Netrebko: “Callas is unparalleled.”
Domingo: “She was unparalleled until you came along.”
Netrebko is equally effusive about Domnigo: “Whether as a tenor or a baritone, it doesn’t matter. Placido’s is the voice of a genius. It is always beautiful, no matter in what repertoire, what language, what age. It is singing at its most perfect. Even if I don’t believe in God, his voice is a gift from above.”
She denies that the opera business is a vipers’ nest (German is Haifischbecken = tank of sharks): “That’s a silly cliche. Why should there be more scheming and plotting, more envy and jealousy than anywhere else?”
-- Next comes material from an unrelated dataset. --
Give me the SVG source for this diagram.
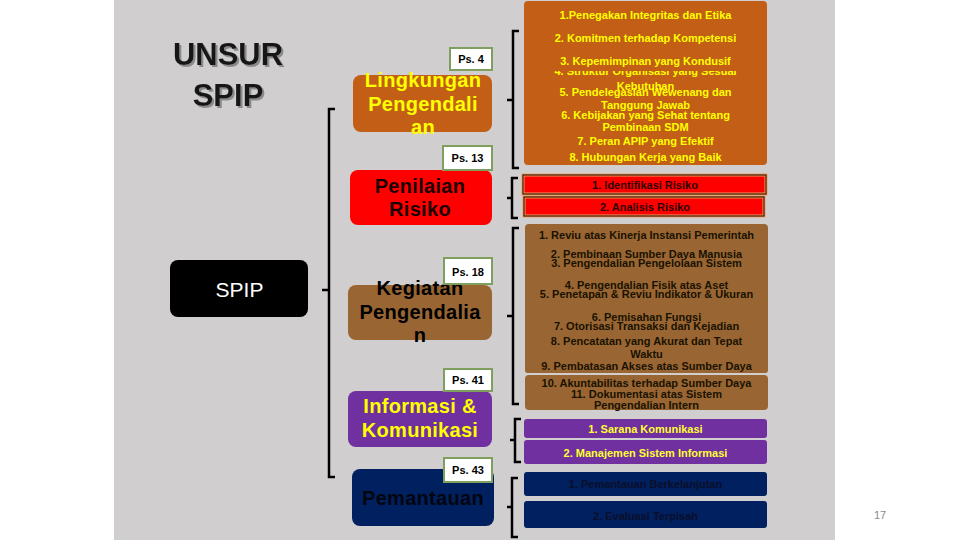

Turning to the role of Leonora in Il Trovatore, she says:
“Can I be honest? For me, Leonora is a completely phoney character. I don’t find her credible, not for a second. I don’t believe that someone can love so much that they’d give up their life. That’s total bullshit. I’m a woman of the 21st century. I’m from Russia. And I believe in survival, completely pragmatic. Hence I feel Leonora is an extraordinarily weak person. Manrico is weaker still. Aszuena, the gypsy, simply horrible. Only Luna shows any strength. But Verdi’s music is brilliant. And that is more than enough.”
Towards the very end, she says:
“We artists shouldn’t meddle in political issues.”